Motion-capture animation seems the perfect way to put Tintin on screen; every character—from the loyal Nestor to the dastardly Allan—looks just as Herge painted them, except that they are now flesh and blood. The way the film gives us the first glimpse of Tintin’s face is a stroke of sheer genius—a portrait of the boy reporter done by a roadside painter, and it is, of course, Herge’s 2D Tintin, and then the camera moves to show us the 3D Tintin who will carry us through the rest of the movie. It’s introduction as tribute, and a seamless move from one medium to another.
The film is peppered with exact replications of Herge’s panels—like that of an iconic full-page panel from The Crab with the Golden Claws of Tintin and Haddock struggling in the Sahara desert with Snowy carrying a bone from the skeleton of a massive animal, or Tintin, holding on to a capsized boat in the middle of the ocean, firing at a villain’s aircraft.
And the big action sequences? Take the biggest one, in a crowded Arab town (just the sort of pandemonium that Herge and Tintin lovers reveled in), involving a motorcycle, its sidecar, a tank, a hawk, busy marketplaces and lots of pedestrians, and a dam burst—it’s over the top at exactly the Herge level. The battle at sea between Sir Francis Haddock’s Unicorn and Red Rackham’s pirate ship is ferocious and awesome without ever losing a wide-eyed child-wonder aura (They must have put Peter Jackson on tranquilisers when they edited those sequences). Only one complaint: Herge would never have shown Haddock’s disarmed crewmen being slaughtered by the pirates (I suppose the tranquilisers wore off for a bit).

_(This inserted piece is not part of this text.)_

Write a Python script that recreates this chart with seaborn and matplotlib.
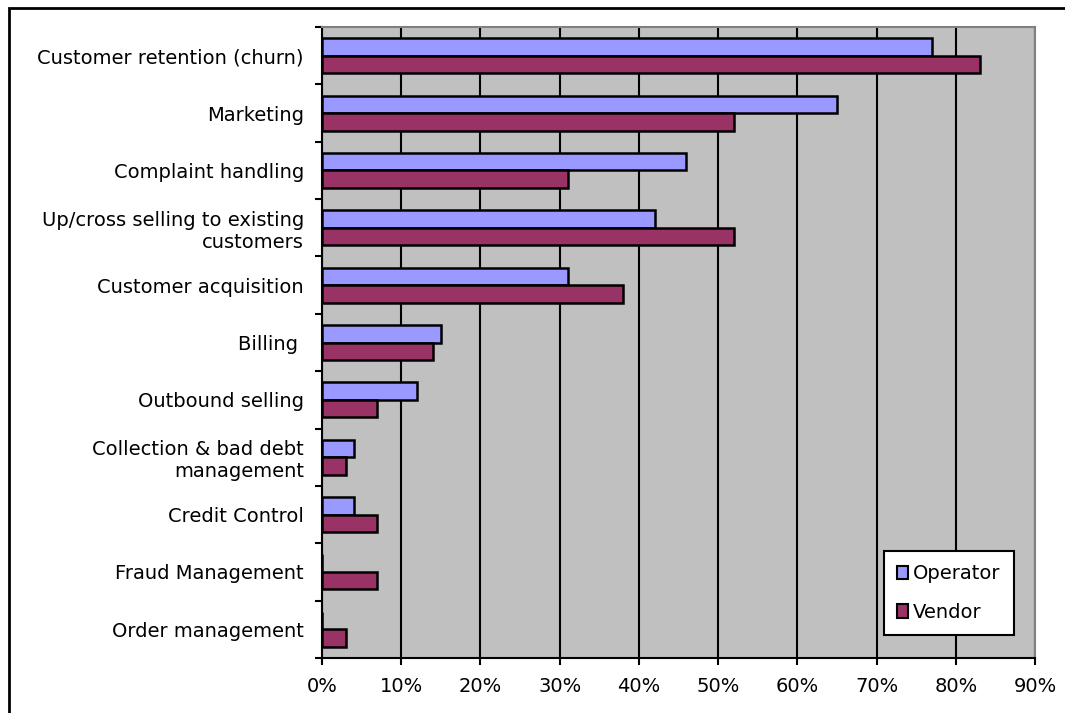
import matplotlib
matplotlib.use("Agg")
import matplotlib.pyplot as plt
import seaborn as sns
import pandas as pd
import numpy as np
from matplotlib.patches import Rectangle, Patch
from matplotlib.ticker import FuncFormatter, FixedLocator

categories = [
    "Customer retention (churn)",
    "Marketing",
    "Complaint handling",
    "Up/cross selling to existing\ncustomers",
    "Customer acquisition",
    "Billing ",
    "Outbound selling",
    "Collection & bad debt\nmanagement",
    "Credit Control",
    "Fraud Management",
    "Order management",
]
operator = [77, 65, 46, 42, 31, 15, 12, 4, 4, 0, 0]
vendor = [83, 52, 31, 52, 38, 14, 7, 3, 7, 7, 3]
series_names = ["Operator", "Vendor"]
x_ticks = [0, 10, 20, 30, 40, 50, 60, 70, 80, 90]

colors = {"Operator": "#9999FF", "Vendor": "#993366"}

df = pd.DataFrame({
    "Category": categories * 2,
    "Series": [series_names[0]] * len(categories) + [series_names[1]] * len(categories),
    "Value": operator + vendor,
})

plt.rcParams["font.family"] = ["DejaVu Sans"]

FS = 14
W, H = 1065, 713
fig = plt.figure(figsize=(W / 100, H / 100), dpi=100)
left, right, top, bottom = 322, 1035, 27, 658
ax = fig.add_axes([left / W, 1 - bottom / H, (right - left) / W, (bottom - top) / H])
ax.set_facecolor("#C0C0C0")

sns.barplot(data=df, x="Value", y="Category", hue="Series", order=categories,
            hue_order=series_names, palette=colors, orient="h", width=0.61,
            saturation=1, edgecolor="black", linewidth=1.8, ax=ax, legend=False, zorder=3)

ax.set_xlim(0, 90)
ax.set_ylim(len(categories) - 0.5, -0.5)
ax.xaxis.set_major_locator(FixedLocator(x_ticks))
ax.xaxis.set_major_formatter(FuncFormatter(lambda v, p: f"{v:.0f}%"))
ax.grid(axis="x", color="black", linewidth=1.5, zorder=1)
ax.grid(axis="y", visible=False)
ax.set_axisbelow(True)

ax.set_yticks(np.arange(len(categories)))
ax.set_yticklabels(categories)
ax.set_yticks(np.arange(len(categories) + 1) - 0.5, minor=True)
ax.tick_params(axis="y", which="major", length=0, pad=13, labelsize=FS)
ax.tick_params(axis="y", which="minor", length=5, width=1.5, color="black")
ax.tick_params(axis="x", which="major", length=5, width=1.5, pad=9, labelsize=FS)
for lab in ax.get_yticklabels():
    lab.set_horizontalalignment("right")
    lab.set_multialignment("right")
ax.set_xlabel("")
ax.set_ylabel("")

for s in ["left", "bottom"]:
    ax.spines[s].set_color("black")
    ax.spines[s].set_linewidth(1.5)
for s in ["top", "right"]:
    ax.spines[s].set_color("#808080")
    ax.spines[s].set_linewidth(1.5)

handles = [Patch(facecolor=colors[n], edgecolor="black", linewidth=1.5, label=n) for n in series_names]
leg = ax.legend(handles=handles, loc="lower right", bbox_to_anchor=(0.9705, 0.036),
                frameon=True, fancybox=False, fontsize=FS, handlelength=0.55,
                handleheight=0.7, handletextpad=0.25, labelspacing=1.0,
                borderpad=0.7, borderaxespad=0)
leg.get_frame().set_edgecolor("black")
leg.get_frame().set_linewidth(1.5)
leg.get_frame().set_facecolor("white")
leg.get_frame().set_alpha(1)
leg.set_zorder(10)

fig.patches.append(Rectangle((9 / W, -0.1), 1.2, (1 - 8 / H) + 0.1, transform=fig.transFigure,
                             fill=False, edgecolor="black", linewidth=2))

fig.savefig("out.png", dpi=100, facecolor="white")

Throughout its 109 minutes, the film exudes the makers’ respect for the original material, and consequent restraint—this is Tintin, not Transformers or Terminator. Almost incredibly for a Spielberg/ Jackson film, the last 10 minutes are quiet (and faithful to the original story): there are no explosions, no race against time, no cheap tricks like unexpected shocks to sneeringly jar the audience’s steadily calming mind. At the end, one is left with a sense that this is the first step of a long project taken up by the faithful.
The only area where the filmmakers diverge distinctly from Herge is in making Snowy much smarter than he is in the comics. And I think it’s absolutely great that this one area of disagreement with Herge will make the fans happier. That, I think, is a triumph.